Photos by Gage Skidmore: John Bolton, 2017; William Kristol, 2017; Lic.: CC BY-SA 2.0
The term neoconservative has long sparked confusion and controversy. Jonathan Keeperman, founder of Passage Press and known as ‘Lomez,’ attempts to demystify neoconservatism, tracing its roots and evolution. Understanding this ideological movement is essential for conservatives today, as it has profoundly shaped the modern right—often to its detriment.
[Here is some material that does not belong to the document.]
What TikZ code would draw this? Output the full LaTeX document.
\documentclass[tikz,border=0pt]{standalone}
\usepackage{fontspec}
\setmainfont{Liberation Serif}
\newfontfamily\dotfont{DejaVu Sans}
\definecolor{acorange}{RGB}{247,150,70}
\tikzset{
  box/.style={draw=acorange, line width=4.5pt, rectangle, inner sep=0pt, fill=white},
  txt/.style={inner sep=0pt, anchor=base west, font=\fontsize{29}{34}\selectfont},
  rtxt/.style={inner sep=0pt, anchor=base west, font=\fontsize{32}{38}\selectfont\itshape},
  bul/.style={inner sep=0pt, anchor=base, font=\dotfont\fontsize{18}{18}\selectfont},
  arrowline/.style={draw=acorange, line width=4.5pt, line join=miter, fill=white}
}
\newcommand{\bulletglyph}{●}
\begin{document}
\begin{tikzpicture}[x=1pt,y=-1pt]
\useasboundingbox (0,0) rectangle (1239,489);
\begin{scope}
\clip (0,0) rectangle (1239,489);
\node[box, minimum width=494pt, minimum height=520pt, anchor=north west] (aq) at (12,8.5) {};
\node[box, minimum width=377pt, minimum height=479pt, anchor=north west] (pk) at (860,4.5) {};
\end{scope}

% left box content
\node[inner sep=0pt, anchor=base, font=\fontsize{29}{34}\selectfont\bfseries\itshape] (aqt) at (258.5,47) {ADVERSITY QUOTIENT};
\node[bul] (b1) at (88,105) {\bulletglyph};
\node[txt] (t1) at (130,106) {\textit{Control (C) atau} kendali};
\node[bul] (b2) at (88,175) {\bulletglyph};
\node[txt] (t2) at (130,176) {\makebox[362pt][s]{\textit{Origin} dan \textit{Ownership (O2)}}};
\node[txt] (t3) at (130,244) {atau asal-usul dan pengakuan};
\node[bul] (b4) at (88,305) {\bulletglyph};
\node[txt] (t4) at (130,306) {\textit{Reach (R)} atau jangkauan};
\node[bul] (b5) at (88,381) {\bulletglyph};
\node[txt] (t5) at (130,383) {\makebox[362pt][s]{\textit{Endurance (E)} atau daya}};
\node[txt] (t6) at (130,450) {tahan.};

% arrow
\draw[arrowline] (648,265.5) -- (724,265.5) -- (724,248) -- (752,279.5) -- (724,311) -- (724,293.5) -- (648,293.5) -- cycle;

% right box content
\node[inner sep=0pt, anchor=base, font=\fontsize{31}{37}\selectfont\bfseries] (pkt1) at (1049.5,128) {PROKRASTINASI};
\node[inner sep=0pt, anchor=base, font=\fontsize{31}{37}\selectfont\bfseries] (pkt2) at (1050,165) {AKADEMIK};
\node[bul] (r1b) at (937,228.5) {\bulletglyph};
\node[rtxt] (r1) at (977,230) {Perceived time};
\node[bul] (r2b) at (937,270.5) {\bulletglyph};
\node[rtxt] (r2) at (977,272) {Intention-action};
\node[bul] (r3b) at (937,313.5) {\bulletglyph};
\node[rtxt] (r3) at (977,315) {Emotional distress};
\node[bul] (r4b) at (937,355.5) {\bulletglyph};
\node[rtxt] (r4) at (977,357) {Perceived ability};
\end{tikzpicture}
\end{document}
Keeperman identifies neoconservatism as an ideology born from disillusioned leftists in the 1960s, intellectuals like Irving Kristol and Norman Podhoretz. These thinkers abandoned the revolutionary zeal of the New Left in favor of more pragmatic, data-driven critiques of social dysfunction. As Keeperman notes, “You go back and read through this stuff… and you can easily imagine these articles running in Free Press or Quillette.” Their work provided a veneer of intellectual sophistication to the right, addressing issues like welfare dependency and cultural decay with empirical rigor.
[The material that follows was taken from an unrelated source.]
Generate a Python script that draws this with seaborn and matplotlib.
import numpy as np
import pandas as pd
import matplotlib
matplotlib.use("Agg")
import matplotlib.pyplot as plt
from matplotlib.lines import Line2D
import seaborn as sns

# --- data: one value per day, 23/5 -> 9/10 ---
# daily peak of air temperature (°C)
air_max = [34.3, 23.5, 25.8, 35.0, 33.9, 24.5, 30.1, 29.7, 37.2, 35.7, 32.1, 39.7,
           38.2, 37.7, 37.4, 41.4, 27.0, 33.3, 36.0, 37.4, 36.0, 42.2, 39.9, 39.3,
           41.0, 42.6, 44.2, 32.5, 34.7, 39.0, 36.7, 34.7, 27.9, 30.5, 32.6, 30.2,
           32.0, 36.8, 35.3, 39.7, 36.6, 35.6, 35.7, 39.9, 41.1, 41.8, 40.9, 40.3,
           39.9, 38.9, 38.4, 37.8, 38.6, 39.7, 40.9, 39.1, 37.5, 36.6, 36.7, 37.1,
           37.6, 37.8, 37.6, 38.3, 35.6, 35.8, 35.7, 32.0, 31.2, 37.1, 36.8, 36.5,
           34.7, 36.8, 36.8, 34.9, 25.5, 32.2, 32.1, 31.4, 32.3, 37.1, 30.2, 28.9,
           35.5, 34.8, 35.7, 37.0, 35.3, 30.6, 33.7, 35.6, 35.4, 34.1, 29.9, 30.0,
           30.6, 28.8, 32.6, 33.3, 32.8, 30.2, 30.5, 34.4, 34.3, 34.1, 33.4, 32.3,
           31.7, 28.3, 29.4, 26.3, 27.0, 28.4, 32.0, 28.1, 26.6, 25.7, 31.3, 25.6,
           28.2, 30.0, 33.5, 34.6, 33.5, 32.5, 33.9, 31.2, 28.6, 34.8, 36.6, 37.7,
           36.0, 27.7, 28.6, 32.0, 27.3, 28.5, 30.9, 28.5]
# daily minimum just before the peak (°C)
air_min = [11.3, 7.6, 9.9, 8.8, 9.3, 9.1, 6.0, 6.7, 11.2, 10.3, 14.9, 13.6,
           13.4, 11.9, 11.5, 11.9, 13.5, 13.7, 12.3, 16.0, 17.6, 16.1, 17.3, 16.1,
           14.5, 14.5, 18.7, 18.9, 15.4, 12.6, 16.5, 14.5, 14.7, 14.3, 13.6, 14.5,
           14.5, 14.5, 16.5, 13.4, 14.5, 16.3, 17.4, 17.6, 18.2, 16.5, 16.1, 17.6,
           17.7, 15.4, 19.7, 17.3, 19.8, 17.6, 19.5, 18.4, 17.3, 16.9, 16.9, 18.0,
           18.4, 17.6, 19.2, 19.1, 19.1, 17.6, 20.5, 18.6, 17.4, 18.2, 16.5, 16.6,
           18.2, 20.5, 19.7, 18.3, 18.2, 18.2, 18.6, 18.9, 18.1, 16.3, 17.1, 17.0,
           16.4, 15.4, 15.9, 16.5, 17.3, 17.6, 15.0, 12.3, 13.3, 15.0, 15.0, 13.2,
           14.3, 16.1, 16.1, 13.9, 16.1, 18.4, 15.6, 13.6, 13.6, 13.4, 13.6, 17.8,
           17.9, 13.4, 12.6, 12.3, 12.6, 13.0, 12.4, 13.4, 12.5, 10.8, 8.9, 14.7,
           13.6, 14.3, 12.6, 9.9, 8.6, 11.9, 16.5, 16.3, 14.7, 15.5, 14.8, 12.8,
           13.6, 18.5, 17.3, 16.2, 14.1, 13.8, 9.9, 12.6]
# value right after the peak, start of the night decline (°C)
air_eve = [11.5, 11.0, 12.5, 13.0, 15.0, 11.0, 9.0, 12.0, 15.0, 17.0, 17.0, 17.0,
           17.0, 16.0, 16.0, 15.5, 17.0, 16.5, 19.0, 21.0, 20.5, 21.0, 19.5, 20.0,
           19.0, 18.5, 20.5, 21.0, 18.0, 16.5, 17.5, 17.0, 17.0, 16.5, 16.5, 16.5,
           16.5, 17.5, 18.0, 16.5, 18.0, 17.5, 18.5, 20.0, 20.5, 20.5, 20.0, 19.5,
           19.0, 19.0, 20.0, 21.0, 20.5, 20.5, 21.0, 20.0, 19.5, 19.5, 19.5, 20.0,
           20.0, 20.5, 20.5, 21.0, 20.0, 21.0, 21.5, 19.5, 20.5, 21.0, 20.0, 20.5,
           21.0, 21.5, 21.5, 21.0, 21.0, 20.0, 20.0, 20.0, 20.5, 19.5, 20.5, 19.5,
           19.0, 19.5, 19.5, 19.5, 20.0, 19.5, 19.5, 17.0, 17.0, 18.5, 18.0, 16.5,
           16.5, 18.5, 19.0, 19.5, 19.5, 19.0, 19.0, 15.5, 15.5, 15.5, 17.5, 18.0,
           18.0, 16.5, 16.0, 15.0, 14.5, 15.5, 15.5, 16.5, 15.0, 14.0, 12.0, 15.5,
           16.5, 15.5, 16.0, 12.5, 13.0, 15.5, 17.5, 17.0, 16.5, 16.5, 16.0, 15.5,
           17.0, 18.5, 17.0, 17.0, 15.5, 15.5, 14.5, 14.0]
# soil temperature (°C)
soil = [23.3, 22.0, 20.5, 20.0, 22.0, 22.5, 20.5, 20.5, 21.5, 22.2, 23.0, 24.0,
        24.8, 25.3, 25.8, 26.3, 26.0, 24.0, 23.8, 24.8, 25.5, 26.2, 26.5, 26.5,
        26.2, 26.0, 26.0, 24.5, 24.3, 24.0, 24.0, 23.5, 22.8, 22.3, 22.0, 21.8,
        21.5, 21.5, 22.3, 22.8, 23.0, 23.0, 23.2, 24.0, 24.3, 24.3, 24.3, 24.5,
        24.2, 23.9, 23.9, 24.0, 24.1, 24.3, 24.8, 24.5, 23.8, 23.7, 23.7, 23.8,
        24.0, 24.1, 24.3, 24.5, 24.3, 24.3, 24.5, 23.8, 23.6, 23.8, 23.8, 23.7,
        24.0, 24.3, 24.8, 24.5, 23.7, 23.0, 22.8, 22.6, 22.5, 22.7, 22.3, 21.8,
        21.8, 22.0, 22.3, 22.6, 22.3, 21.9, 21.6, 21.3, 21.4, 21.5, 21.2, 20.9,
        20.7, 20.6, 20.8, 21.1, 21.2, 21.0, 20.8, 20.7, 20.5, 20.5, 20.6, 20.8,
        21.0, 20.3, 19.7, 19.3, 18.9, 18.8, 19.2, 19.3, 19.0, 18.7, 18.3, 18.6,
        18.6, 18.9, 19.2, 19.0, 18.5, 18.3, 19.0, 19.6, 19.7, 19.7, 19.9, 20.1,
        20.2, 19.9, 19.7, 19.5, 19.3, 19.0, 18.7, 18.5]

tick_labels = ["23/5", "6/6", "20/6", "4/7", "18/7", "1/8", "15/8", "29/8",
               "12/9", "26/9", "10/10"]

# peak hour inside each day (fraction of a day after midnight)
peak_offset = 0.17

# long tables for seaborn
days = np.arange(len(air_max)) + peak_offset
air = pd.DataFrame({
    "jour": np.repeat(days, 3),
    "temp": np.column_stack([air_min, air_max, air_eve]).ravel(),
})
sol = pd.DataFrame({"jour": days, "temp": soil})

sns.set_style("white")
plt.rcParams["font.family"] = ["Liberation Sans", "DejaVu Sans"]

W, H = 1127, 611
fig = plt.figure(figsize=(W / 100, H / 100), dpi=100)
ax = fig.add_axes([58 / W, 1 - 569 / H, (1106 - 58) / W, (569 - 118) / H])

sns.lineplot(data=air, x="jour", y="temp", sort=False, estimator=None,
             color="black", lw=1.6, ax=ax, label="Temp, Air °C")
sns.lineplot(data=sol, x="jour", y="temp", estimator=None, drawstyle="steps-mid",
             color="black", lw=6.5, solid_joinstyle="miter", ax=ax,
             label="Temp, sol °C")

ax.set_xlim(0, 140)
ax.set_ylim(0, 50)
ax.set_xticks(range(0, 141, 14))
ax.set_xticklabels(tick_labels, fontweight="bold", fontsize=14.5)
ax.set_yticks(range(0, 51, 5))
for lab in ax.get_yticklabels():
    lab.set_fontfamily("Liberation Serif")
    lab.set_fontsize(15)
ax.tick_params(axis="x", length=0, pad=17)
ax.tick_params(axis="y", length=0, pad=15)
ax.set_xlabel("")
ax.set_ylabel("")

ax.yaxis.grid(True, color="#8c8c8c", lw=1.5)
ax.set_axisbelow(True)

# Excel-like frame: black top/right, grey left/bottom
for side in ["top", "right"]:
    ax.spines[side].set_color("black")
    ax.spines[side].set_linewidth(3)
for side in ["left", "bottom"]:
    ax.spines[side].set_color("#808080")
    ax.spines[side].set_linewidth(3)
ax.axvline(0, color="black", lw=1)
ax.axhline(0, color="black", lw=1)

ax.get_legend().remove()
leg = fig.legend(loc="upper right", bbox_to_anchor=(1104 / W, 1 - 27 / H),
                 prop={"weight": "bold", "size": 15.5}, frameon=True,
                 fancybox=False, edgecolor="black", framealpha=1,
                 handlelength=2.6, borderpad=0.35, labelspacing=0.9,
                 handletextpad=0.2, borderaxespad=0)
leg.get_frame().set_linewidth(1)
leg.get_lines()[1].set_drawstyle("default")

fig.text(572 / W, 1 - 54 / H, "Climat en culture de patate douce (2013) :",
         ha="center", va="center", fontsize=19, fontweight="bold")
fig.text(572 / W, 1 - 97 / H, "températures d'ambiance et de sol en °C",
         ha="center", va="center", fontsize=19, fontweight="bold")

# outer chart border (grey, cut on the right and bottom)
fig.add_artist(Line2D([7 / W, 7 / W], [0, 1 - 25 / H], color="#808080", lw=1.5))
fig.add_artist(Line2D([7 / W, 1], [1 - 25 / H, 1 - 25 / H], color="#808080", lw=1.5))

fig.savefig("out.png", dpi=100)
Yet, from the beginning, neoconservatism was a fundamentally alien presence within the broader conservative movement. Keeperman highlights its origins in fear and its commitment to preserving a bureaucratically managed welfare state, albeit more efficiently than the left. This ethos clashed with the traditional right’s focus on first principles and constitutional restraint. The neoconservative emphasis on “moral universalism,” rooted in Trotskyist impulses, prioritized global ideological crusades over the national interest, setting the stage for later foreign policy disasters.
Keeperman captures this tension, asking, “Would their posture of moderate pragmatism at home ever come into conflict with their revolutionary moralism abroad?” Indeed, it did. The neocons’ zeal for interventionism, exemplified by figures like John Bolton and Bill Kristol, alienated populist conservatives and squandered goodwill earned during the Reagan years. Their anti-populist tendencies created a rift, leaving neoconservatism increasingly isolated.
Keeperman’s analysis underscores the reason conservatives must remain vigilant against movements prioritizing ideological abstraction over the nation’s preservation. The lessons of neoconservatism’s rise and fall are ones we cannot afford to forget.